┏━━
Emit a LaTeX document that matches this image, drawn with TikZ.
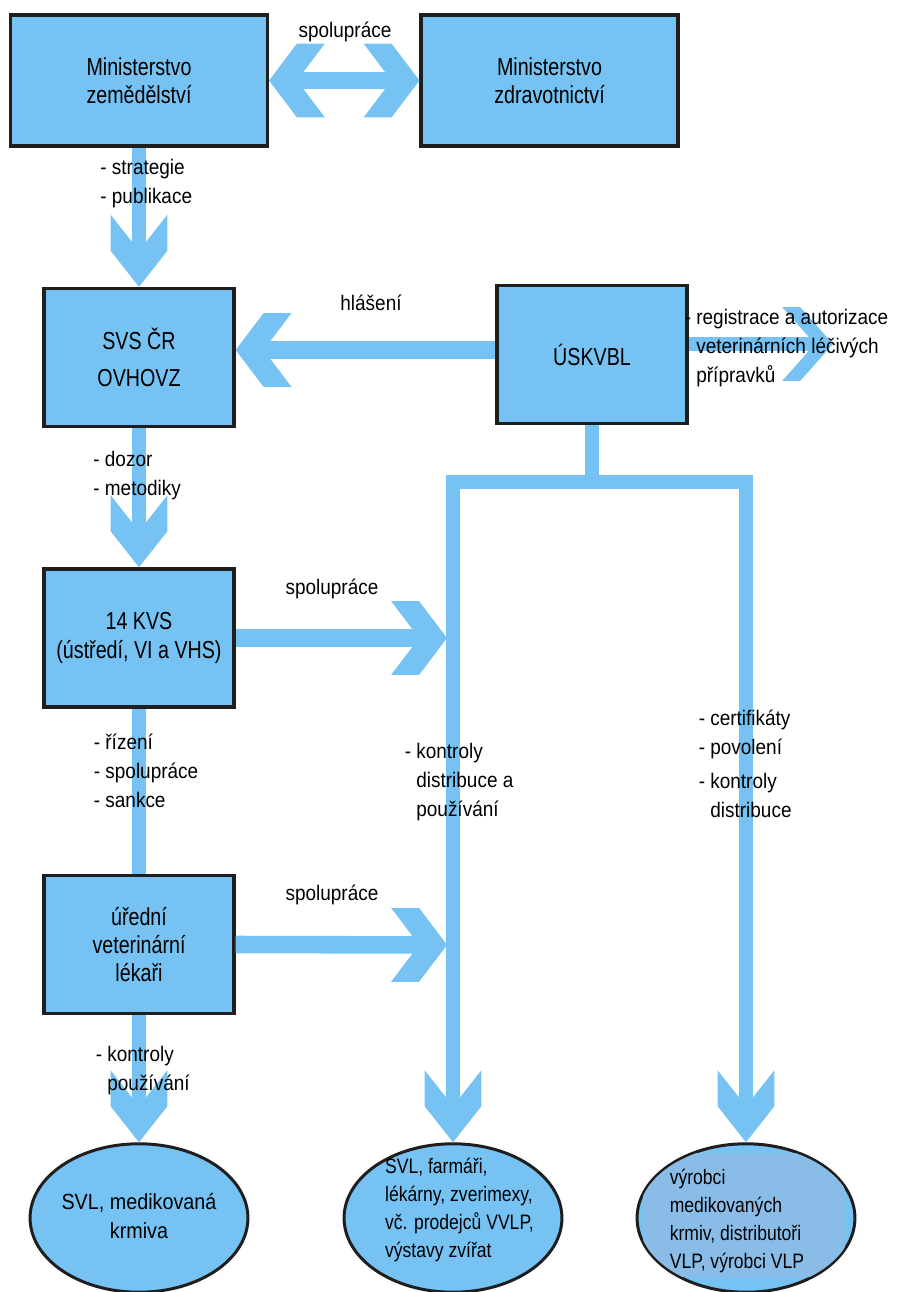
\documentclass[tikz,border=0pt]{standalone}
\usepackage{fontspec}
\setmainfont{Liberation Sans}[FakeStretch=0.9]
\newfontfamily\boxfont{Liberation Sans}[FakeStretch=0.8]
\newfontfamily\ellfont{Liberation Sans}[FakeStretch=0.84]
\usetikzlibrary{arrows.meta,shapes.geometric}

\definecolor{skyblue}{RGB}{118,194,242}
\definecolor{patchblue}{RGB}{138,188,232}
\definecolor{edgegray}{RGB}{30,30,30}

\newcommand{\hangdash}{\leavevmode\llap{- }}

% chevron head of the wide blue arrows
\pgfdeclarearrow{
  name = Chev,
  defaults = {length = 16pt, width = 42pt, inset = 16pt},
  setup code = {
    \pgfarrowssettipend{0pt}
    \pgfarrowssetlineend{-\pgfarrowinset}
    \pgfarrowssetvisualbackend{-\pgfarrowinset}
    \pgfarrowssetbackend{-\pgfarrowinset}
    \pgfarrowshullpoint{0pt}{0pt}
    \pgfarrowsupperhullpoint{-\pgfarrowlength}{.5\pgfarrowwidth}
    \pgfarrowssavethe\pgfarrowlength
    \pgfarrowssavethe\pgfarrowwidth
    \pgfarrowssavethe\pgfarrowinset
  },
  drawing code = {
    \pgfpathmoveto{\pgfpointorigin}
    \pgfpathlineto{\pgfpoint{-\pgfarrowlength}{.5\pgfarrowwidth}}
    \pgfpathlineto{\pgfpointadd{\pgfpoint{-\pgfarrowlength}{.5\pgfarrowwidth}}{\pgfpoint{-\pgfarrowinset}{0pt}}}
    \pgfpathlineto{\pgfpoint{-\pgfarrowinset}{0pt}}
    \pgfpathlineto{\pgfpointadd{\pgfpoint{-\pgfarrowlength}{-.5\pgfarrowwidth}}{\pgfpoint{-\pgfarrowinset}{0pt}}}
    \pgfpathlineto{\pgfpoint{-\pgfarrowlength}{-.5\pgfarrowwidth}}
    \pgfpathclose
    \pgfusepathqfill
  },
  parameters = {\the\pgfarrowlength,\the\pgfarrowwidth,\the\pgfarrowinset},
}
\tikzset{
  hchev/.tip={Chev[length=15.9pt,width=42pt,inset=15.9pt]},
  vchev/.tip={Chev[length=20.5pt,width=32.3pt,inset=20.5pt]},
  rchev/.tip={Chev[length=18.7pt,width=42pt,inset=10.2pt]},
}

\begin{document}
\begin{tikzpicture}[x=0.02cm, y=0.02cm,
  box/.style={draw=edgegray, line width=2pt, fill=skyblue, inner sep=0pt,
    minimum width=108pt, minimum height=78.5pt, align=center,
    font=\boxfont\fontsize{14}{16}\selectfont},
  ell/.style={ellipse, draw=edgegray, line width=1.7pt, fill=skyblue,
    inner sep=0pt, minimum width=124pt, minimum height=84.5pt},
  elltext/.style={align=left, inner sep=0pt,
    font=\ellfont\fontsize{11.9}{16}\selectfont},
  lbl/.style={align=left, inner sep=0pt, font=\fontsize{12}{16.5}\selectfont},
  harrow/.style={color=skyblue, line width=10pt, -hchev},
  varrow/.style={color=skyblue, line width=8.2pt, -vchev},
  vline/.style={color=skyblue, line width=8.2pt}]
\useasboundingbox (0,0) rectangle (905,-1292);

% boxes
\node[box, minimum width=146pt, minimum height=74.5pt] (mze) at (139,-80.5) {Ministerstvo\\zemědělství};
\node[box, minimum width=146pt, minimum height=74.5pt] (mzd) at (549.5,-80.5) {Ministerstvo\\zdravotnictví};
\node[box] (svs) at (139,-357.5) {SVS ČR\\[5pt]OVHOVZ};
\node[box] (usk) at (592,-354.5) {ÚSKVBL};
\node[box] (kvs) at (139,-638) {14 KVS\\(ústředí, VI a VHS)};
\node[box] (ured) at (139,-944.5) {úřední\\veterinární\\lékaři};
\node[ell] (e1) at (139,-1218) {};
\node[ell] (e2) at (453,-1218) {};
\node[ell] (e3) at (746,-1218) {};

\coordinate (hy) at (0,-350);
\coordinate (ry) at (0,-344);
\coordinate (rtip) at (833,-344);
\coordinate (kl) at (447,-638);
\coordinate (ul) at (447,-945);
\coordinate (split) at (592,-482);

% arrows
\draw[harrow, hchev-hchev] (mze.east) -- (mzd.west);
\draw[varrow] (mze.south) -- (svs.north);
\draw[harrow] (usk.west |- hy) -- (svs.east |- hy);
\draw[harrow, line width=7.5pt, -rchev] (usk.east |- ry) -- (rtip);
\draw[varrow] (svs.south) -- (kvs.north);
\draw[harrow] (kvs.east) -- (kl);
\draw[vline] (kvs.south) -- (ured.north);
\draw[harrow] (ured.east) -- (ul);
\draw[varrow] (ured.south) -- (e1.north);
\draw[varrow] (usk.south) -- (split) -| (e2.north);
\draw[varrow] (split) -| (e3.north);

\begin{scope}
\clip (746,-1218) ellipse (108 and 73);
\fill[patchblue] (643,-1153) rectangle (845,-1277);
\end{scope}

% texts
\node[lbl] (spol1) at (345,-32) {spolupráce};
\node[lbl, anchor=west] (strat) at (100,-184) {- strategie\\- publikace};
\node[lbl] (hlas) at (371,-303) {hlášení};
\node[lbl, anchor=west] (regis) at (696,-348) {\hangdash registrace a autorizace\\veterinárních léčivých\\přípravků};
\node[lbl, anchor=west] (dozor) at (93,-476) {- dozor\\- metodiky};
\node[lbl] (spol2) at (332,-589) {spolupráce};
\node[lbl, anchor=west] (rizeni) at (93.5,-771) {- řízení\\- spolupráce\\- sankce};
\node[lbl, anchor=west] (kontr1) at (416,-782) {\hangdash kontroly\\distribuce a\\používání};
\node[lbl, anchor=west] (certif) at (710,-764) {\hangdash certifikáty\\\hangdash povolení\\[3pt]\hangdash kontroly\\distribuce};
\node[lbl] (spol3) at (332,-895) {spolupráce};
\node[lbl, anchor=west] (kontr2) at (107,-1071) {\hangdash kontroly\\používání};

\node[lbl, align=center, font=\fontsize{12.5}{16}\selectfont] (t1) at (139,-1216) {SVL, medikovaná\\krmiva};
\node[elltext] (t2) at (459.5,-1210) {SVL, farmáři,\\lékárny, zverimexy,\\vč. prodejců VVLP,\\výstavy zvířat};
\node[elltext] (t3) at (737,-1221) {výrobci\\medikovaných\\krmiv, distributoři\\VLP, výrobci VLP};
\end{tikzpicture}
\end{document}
┗━━
→ **Directions for this task**: Retype everything in the material word for word, minus pictures.

→ **Expected answer**:
Emit a LaTeX document that matches this image, drawn with TikZ.
\documentclass[tikz,border=0pt]{standalone}
\usepackage{fontspec}
\setmainfont{Liberation Sans}[FakeStretch=0.9]
\newfontfamily\boxfont{Liberation Sans}[FakeStretch=0.8]
\newfontfamily\ellfont{Liberation Sans}[FakeStretch=0.84]
\usetikzlibrary{arrows.meta,shapes.geometric}

\definecolor{skyblue}{RGB}{118,194,242}
\definecolor{patchblue}{RGB}{138,188,232}
\definecolor{edgegray}{RGB}{30,30,30}

\newcommand{\hangdash}{\leavevmode\llap{- }}

% chevron head of the wide blue arrows
\pgfdeclarearrow{
  name = Chev,
  defaults = {length = 16pt, width = 42pt, inset = 16pt},
  setup code = {
    \pgfarrowssettipend{0pt}
    \pgfarrowssetlineend{-\pgfarrowinset}
    \pgfarrowssetvisualbackend{-\pgfarrowinset}
    \pgfarrowssetbackend{-\pgfarrowinset}
    \pgfarrowshullpoint{0pt}{0pt}
    \pgfarrowsupperhullpoint{-\pgfarrowlength}{.5\pgfarrowwidth}
    \pgfarrowssavethe\pgfarrowlength
    \pgfarrowssavethe\pgfarrowwidth
    \pgfarrowssavethe\pgfarrowinset
  },
  drawing code = {
    \pgfpathmoveto{\pgfpointorigin}
    \pgfpathlineto{\pgfpoint{-\pgfarrowlength}{.5\pgfarrowwidth}}
    \pgfpathlineto{\pgfpointadd{\pgfpoint{-\pgfarrowlength}{.5\pgfarrowwidth}}{\pgfpoint{-\pgfarrowinset}{0pt}}}
    \pgfpathlineto{\pgfpoint{-\pgfarrowinset}{0pt}}
    \pgfpathlineto{\pgfpointadd{\pgfpoint{-\pgfarrowlength}{-.5\pgfarrowwidth}}{\pgfpoint{-\pgfarrowinset}{0pt}}}
    \pgfpathlineto{\pgfpoint{-\pgfarrowlength}{-.5\pgfarrowwidth}}
    \pgfpathclose
    \pgfusepathqfill
  },
  parameters = {\the\pgfarrowlength,\the\pgfarrowwidth,\the\pgfarrowinset},
}
\tikzset{
  hchev/.tip={Chev[length=15.9pt,width=42pt,inset=15.9pt]},
  vchev/.tip={Chev[length=20.5pt,width=32.3pt,inset=20.5pt]},
  rchev/.tip={Chev[length=18.7pt,width=42pt,inset=10.2pt]},
}

\begin{document}
\begin{tikzpicture}[x=0.02cm, y=0.02cm,
  box/.style={draw=edgegray, line width=2pt, fill=skyblue, inner sep=0pt,
    minimum width=108pt, minimum height=78.5pt, align=center,
    font=\boxfont\fontsize{14}{16}\selectfont},
  ell/.style={ellipse, draw=edgegray, line width=1.7pt, fill=skyblue,
    inner sep=0pt, minimum width=124pt, minimum height=84.5pt},
  elltext/.style={align=left, inner sep=0pt,
    font=\ellfont\fontsize{11.9}{16}\selectfont},
  lbl/.style={align=left, inner sep=0pt, font=\fontsize{12}{16.5}\selectfont},
  harrow/.style={color=skyblue, line width=10pt, -hchev},
  varrow/.style={color=skyblue, line width=8.2pt, -vchev},
  vline/.style={color=skyblue, line width=8.2pt}]
\useasboundingbox (0,0) rectangle (905,-1292);

% boxes
\node[box, minimum width=146pt, minimum height=74.5pt] (mze) at (139,-80.5) {Ministerstvo\\zemědělství};
\node[box, minimum width=146pt, minimum height=74.5pt] (mzd) at (549.5,-80.5) {Ministerstvo\\zdravotnictví};
\node[box] (svs) at (139,-357.5) {SVS ČR\\[5pt]OVHOVZ};
\node[box] (usk) at (592,-354.5) {ÚSKVBL};
\node[box] (kvs) at (139,-638) {14 KVS\\(ústředí, VI a VHS)};
\node[box] (ured) at (139,-944.5) {úřední\\veterinární\\lékaři};
\node[ell] (e1) at (139,-1218) {};
\node[ell] (e2) at (453,-1218) {};
\node[ell] (e3) at (746,-1218) {};

\coordinate (hy) at (0,-350);
\coordinate (ry) at (0,-344);
\coordinate (rtip) at (833,-344);
\coordinate (kl) at (447,-638);
\coordinate (ul) at (447,-945);
\coordinate (split) at (592,-482);

% arrows
\draw[harrow, hchev-hchev] (mze.east) -- (mzd.west);
\draw[varrow] (mze.south) -- (svs.north);
\draw[harrow] (usk.west |- hy) -- (svs.east |- hy);
\draw[harrow, line width=7.5pt, -rchev] (usk.east |- ry) -- (rtip);
\draw[varrow] (svs.south) -- (kvs.north);
\draw[harrow] (kvs.east) -- (kl);
\draw[vline] (kvs.south) -- (ured.north);
\draw[harrow] (ured.east) -- (ul);
\draw[varrow] (ured.south) -- (e1.north);
\draw[varrow] (usk.south) -- (split) -| (e2.north);
\draw[varrow] (split) -| (e3.north);

\begin{scope}
\clip (746,-1218) ellipse (108 and 73);
\fill[patchblue] (643,-1153) rectangle (845,-1277);
\end{scope}

% texts
\node[lbl] (spol1) at (345,-32) {spolupráce};
\node[lbl, anchor=west] (strat) at (100,-184) {- strategie\\- publikace};
\node[lbl] (hlas) at (371,-303) {hlášení};
\node[lbl, anchor=west] (regis) at (696,-348) {\hangdash registrace a autorizace\\veterinárních léčivých\\přípravků};
\node[lbl, anchor=west] (dozor) at (93,-476) {- dozor\\- metodiky};
\node[lbl] (spol2) at (332,-589) {spolupráce};
\node[lbl, anchor=west] (rizeni) at (93.5,-771) {- řízení\\- spolupráce\\- sankce};
\node[lbl, anchor=west] (kontr1) at (416,-782) {\hangdash kontroly\\distribuce a\\používání};
\node[lbl, anchor=west] (certif) at (710,-764) {\hangdash certifikáty\\\hangdash povolení\\[3pt]\hangdash kontroly\\distribuce};
\node[lbl] (spol3) at (332,-895) {spolupráce};
\node[lbl, anchor=west] (kontr2) at (107,-1071) {\hangdash kontroly\\používání};

\node[lbl, align=center, font=\fontsize{12.5}{16}\selectfont] (t1) at (139,-1216) {SVL, medikovaná\\krmiva};
\node[elltext] (t2) at (459.5,-1210) {SVL, farmáři,\\lékárny, zverimexy,\\vč. prodejců VVLP,\\výstavy zvířat};
\node[elltext] (t3) at (737,-1221) {výrobci\\medikovaných\\krmiv, distributoři\\VLP, výrobci VLP};
\end{tikzpicture}
\end{document}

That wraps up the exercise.